当時の日本競泳のレベルはとても低かった。ロス五輪で競泳のメダル獲得はゼロに終わった。次の88年のソウル五輪では、現スポーツ庁長官の鈴木大地選手が100メートル背泳ぎで金メダルを取ったものの、チーム全体でみれば日本と世界との差は大きく、惨敗であった。

ところが2000年代に入ると日本の地位は一気に上がる。象徴的なのが04年のアテネ、08年の北京の両五輪で北島康介さんが100、200メートル平泳ぎの2冠に輝き、メドレーリレーでも日本がメダルを獲得したことだ。それ以来、日本の競泳陣の充実ぶりが際立っている。

今や萩野公介、瀬戸大也の両選手は世界の個人メドレーを引っ張るだけでなく、自由形やバタフライなど個別種目でもメダルを取れる位置にある。金藤理絵選手は200メートル平泳ぎで世界記録を出して優勝する可能性があり、星奈津美選手も200メートルバタフライで金メダルを狙える位置にいる。さらに16歳の新星、池江璃花子選手も大きな潜在力を持つ。なぜこれだけ飛躍したのだろうか。

考えられる理由の1つ目が練習環境が整ったことだ。特に屋内プールが普及するなどハード面での施設整備が進み、1年を通して競泳の練習ができるようになったことが大きい。僕が育った水戸では以前は温水プールが1つしかなかったが、今やルネサンスを筆頭に、数多くのスポーツ事業体が屋内プールを所有し、選手コースを作るようになった。

2つ目の理由が指導者のレベルが上がり、科学的な指導を行っていることだ。精神論や練習量だけを求めるのではなく、科学的な泳ぎ方や練習方法を指揮し、大会で勝つために適切なコーチングをする指導者が育ってきた。北島さんを育成した平井伯昌コーチがその一例だ。

3つ目の理由が五輪選考のレベルと透明性を格段に高めて、徹底的に競争させたことだ。選考会の決勝で派遣標準記録を突破し、原則2位以内に入ることが五輪派遣要件となった。一発勝負で非常に明快だ。準決勝でいくら標準タイムを破っても、決勝で2位以内に入って標準記録を破らなければ、五輪には出られないのだ。

今年の選考会の準決勝では、北島さんが標準記録を破る泳ぎをみせた。決勝でも2位に入った。だが、決勝で標準記録を破れなかったので五輪出場を逃し、引退することになった。本番で確実に力を出せる選手を選ぶという日本水泳連盟の方針は徹底している。厳格な基準に従って選ばれた選手たちは、出たからには最低でも決勝に残ってメダルを取るという強い意識を持つ闘う集団になった。

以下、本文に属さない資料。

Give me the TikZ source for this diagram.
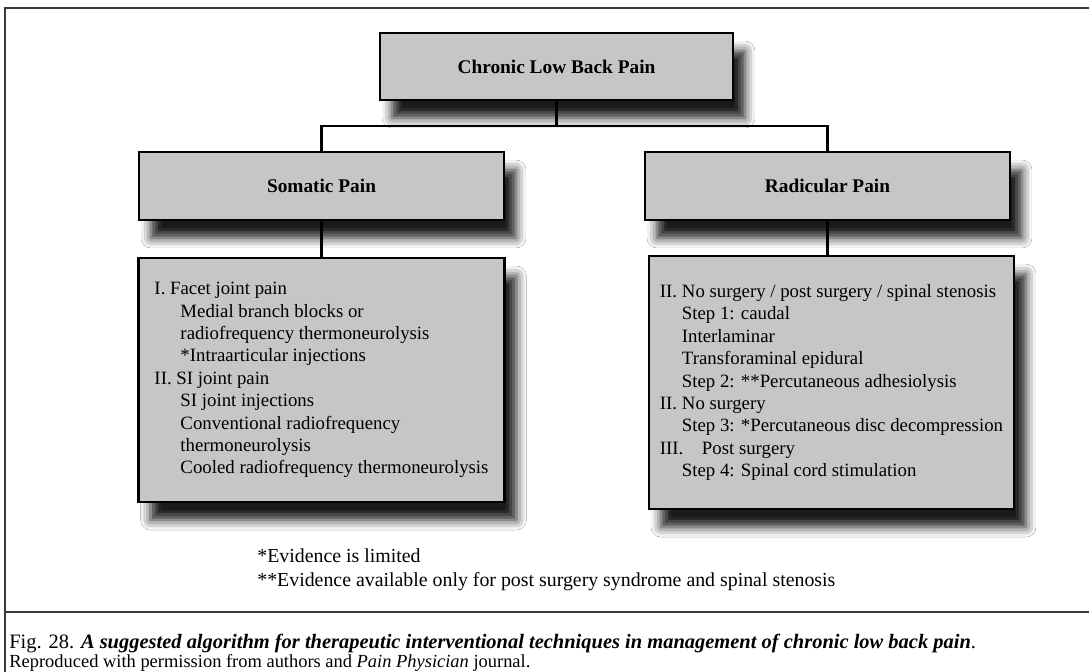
\documentclass[tikz,border=0pt]{standalone}
\usepackage{fontspec}
\setmainfont{Liberation Serif}
\usepackage{tikz}
\usetikzlibrary{positioning,shadows.blur}
\definecolor{boxgray}{HTML}{C6C6C6}
\definecolor{framegray}{HTML}{3A3A3A}
\tikzset{
  hdr/.style={draw=black,line width=1.2pt,fill=boxgray,inner sep=0pt,
              font=\bfseries\fontsize{11}{13}\selectfont,
              minimum width=7.3cm,minimum height=1.36cm,
              blur shadow={shadow xshift=0.24cm,shadow yshift=-0.36cm,
                           shadow blur radius=0.2cm,shadow opacity=90}},
  lst/.style={hdr,font=\fontsize{10.7}{12.75}\selectfont,align=left},
  conn/.style={line width=1.2pt,black},
  frm/.style={line width=1.3pt,framegray},
  note/.style={font=\fontsize{11.3}{13.6}\selectfont,align=left,inner sep=0pt},
}
\newcommand{\ind}{\hspace*{0.52cm}}
\newcommand{\rind}{\hspace*{0.44cm}}

\begin{document}
\begin{tikzpicture}[x=0.02cm,y=-0.02cm]
  \clip (0,0) rectangle (1089,672);
  \fill[white] (0,0) rectangle (1089,672);
  % frame and caption rule
  \draw[frm] (1089,8) -- (5,8) -- (5,672);
  \draw[frm] (5,612) -- (1089,612);

  % boxes
  \node[hdr,minimum width=7.06cm,minimum height=1.34cm] (top) at (556.5,66.5) {Chronic Low Back Pain};
  \node[hdr] (soma) at (321.5,186) {Somatic Pain};
  \node[hdr] (radi) at (827.5,186) {Radicular Pain};

  \node[lst,minimum width=7.32cm,minimum height=4.88cm,below=7.2mm of soma] (somalist)
    {I. Facet joint pain\\
     \ind Medial branch blocks or\\
     \ind radiofrequency thermoneurolysis\\
     \ind *Intraarticular injections\\
     II. SI joint pain\\
     \ind SI joint injections\\
     \ind Conventional radiofrequency\\
     \ind thermoneurolysis\\
     \ind Cooled radiofrequency thermoneurolysis};
  \node[lst,minimum height=5.06cm,below=6.8mm of radi,xshift=0.08cm] (radilist)
    {\makebox[0.44cm][l]{II.}No surgery / post surgery / spinal stenosis\\
     \rind Step 1: caudal\\
     \rind Interlaminar\\
     \rind Transforaminal epidural\\
     \rind Step 2: **Percutaneous adhesiolysis\\
     \makebox[0.44cm][l]{II.}No surgery\\
     \rind Step 3: *Percutaneous disc decompression\\
     \makebox[0.84cm][l]{III.}Post surgery\\
     \rind Step 4: Spinal cord stimulation};

  % connectors
  \draw[conn] (top.south) -- ++(0,25) coordinate (fork);
  \draw[conn] (soma.north) |- (fork) -| (radi.north);
  \draw[conn] (soma.south) -- (somalist.north);
  \draw[conn] (radi.south) -- (radi.south |- radilist.north);

  % footnotes and caption
  \node[note,anchor=west] (notes) at (257,570)
    {*Evidence is limited\\**Evidence available only for post surgery syndrome and spinal stenosis};
  \node[note,anchor=base west,font=\fontsize{11.65}{13}\selectfont] (cap1) at (9,648)
    {Fig. 28. \textbf{\textit{A suggested algorithm for therapeutic interventional techniques in management of chronic low back pain}}.};
  \node[note,anchor=base west,font=\fontsize{10.5}{12}\selectfont] (cap2) at (9,667)
    {Reproduced with permission from authors and \textit{Pain Physician} journal.};
\end{tikzpicture}
\end{document}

リオ五輪の次は、いよいよ20年の東京五輪が控えている。鈴木スポーツ庁長官が競泳復活の先例をもとに、スポーツ界全体の改革を推し進めてくれることを期待したい。

日本競泳を躍進させた要素は、実は経営者育成にも応用できると思う。第1にビジネススクールを各地でつくり学ぶ環境整備を行い、第2に指導者を育成し科学的経営手法を導入し、第3に透明性の高い選定基準を設けて経営者予備軍を徹底的に競争させることだ。

リオ五輪における日本チームの健闘を祈念する。そして、それらの成功事例が様々な分野に共有され、日本全体の改革・発展につながることを願っている。重要なのは学びの環境、指導者と科学的手法、そしてレベルを上げた選考基準による競争だ。頑張ろう、ニッポン!